Start Stored data

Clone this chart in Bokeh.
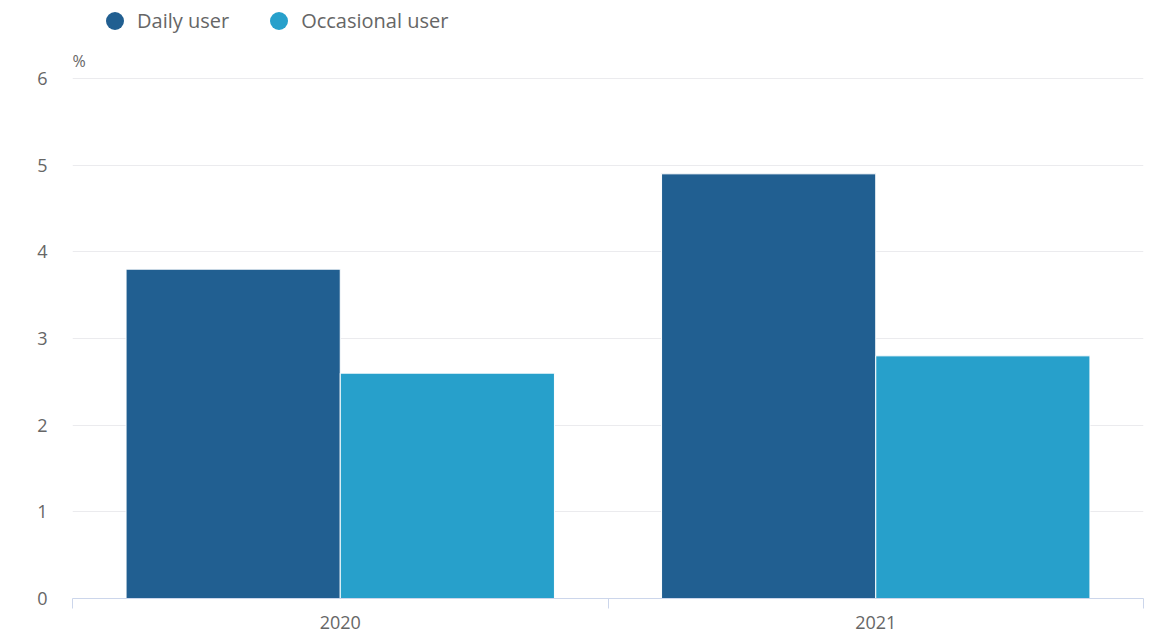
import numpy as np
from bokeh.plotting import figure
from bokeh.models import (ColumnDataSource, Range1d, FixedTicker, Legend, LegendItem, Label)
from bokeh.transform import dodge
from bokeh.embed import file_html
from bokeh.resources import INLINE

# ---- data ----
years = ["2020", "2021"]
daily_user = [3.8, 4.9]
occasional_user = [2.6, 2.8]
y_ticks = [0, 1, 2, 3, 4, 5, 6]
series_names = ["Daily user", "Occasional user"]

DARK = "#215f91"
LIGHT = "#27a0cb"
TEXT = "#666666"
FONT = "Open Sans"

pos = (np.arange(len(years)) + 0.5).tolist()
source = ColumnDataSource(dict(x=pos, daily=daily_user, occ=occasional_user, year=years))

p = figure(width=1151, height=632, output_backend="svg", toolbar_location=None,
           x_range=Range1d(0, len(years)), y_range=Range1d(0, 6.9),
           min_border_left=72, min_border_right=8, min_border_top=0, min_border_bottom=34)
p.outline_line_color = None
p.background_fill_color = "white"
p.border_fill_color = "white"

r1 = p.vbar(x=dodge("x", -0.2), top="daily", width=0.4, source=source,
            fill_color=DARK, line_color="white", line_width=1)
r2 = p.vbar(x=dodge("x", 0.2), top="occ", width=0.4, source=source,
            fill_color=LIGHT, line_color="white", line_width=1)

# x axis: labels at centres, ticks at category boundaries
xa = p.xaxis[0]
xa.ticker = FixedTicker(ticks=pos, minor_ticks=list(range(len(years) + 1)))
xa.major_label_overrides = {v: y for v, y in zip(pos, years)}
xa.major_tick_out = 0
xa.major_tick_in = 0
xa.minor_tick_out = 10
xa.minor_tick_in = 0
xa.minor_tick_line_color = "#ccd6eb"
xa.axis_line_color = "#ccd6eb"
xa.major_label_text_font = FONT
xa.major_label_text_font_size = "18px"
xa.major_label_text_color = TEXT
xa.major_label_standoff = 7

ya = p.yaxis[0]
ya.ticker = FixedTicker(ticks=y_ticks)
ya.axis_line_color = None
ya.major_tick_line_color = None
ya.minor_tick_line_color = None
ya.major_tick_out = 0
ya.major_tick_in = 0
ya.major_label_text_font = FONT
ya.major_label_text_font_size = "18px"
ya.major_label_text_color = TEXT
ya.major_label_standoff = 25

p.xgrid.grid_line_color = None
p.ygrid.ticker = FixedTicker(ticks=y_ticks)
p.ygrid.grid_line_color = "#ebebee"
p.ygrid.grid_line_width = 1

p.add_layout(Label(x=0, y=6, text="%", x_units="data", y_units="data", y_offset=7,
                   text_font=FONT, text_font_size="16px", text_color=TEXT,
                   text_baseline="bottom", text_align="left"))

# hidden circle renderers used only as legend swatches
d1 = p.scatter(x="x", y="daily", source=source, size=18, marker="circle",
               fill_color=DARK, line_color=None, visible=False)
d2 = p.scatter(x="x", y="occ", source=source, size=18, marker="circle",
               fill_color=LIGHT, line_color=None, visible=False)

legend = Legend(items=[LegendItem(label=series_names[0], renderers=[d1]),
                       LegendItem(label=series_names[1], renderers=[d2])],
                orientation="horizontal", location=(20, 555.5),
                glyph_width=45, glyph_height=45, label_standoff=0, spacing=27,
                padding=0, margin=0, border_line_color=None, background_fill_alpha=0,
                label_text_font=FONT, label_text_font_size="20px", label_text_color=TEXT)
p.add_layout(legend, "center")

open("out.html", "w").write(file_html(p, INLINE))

End Stored data

*What this task involves*: Pictures in the data above should not be copied; transcribe everything else exactly.

*Exercise response*:
Clone this chart in Bokeh.
import numpy as np
from bokeh.plotting import figure
from bokeh.models import (ColumnDataSource, Range1d, FixedTicker, Legend, LegendItem, Label)
from bokeh.transform import dodge
from bokeh.embed import file_html
from bokeh.resources import INLINE

# ---- data ----
years = ["2020", "2021"]
daily_user = [3.8, 4.9]
occasional_user = [2.6, 2.8]
y_ticks = [0, 1, 2, 3, 4, 5, 6]
series_names = ["Daily user", "Occasional user"]

DARK = "#215f91"
LIGHT = "#27a0cb"
TEXT = "#666666"
FONT = "Open Sans"

pos = (np.arange(len(years)) + 0.5).tolist()
source = ColumnDataSource(dict(x=pos, daily=daily_user, occ=occasional_user, year=years))

p = figure(width=1151, height=632, output_backend="svg", toolbar_location=None,
           x_range=Range1d(0, len(years)), y_range=Range1d(0, 6.9),
           min_border_left=72, min_border_right=8, min_border_top=0, min_border_bottom=34)
p.outline_line_color = None
p.background_fill_color = "white"
p.border_fill_color = "white"

r1 = p.vbar(x=dodge("x", -0.2), top="daily", width=0.4, source=source,
            fill_color=DARK, line_color="white", line_width=1)
r2 = p.vbar(x=dodge("x", 0.2), top="occ", width=0.4, source=source,
            fill_color=LIGHT, line_color="white", line_width=1)

# x axis: labels at centres, ticks at category boundaries
xa = p.xaxis[0]
xa.ticker = FixedTicker(ticks=pos, minor_ticks=list(range(len(years) + 1)))
xa.major_label_overrides = {v: y for v, y in zip(pos, years)}
xa.major_tick_out = 0
xa.major_tick_in = 0
xa.minor_tick_out = 10
xa.minor_tick_in = 0
xa.minor_tick_line_color = "#ccd6eb"
xa.axis_line_color = "#ccd6eb"
xa.major_label_text_font = FONT
xa.major_label_text_font_size = "18px"
xa.major_label_text_color = TEXT
xa.major_label_standoff = 7

ya = p.yaxis[0]
ya.ticker = FixedTicker(ticks=y_ticks)
ya.axis_line_color = None
ya.major_tick_line_color = None
ya.minor_tick_line_color = None
ya.major_tick_out = 0
ya.major_tick_in = 0
ya.major_label_text_font = FONT
ya.major_label_text_font_size = "18px"
ya.major_label_text_color = TEXT
ya.major_label_standoff = 25

p.xgrid.grid_line_color = None
p.ygrid.ticker = FixedTicker(ticks=y_ticks)
p.ygrid.grid_line_color = "#ebebee"
p.ygrid.grid_line_width = 1

p.add_layout(Label(x=0, y=6, text="%", x_units="data", y_units="data", y_offset=7,
                   text_font=FONT, text_font_size="16px", text_color=TEXT,
                   text_baseline="bottom", text_align="left"))

# hidden circle renderers used only as legend swatches
d1 = p.scatter(x="x", y="daily", source=source, size=18, marker="circle",
               fill_color=DARK, line_color=None, visible=False)
d2 = p.scatter(x="x", y="occ", source=source, size=18, marker="circle",
               fill_color=LIGHT, line_color=None, visible=False)

legend = Legend(items=[LegendItem(label=series_names[0], renderers=[d1]),
                       LegendItem(label=series_names[1], renderers=[d2])],
                orientation="horizontal", location=(20, 555.5),
                glyph_width=45, glyph_height=45, label_standoff=0, spacing=27,
                padding=0, margin=0, border_line_color=None, background_fill_alpha=0,
                label_text_font=FONT, label_text_font_size="20px", label_text_color=TEXT)
p.add_layout(legend, "center")

open("out.html", "w").write(file_html(p, INLINE))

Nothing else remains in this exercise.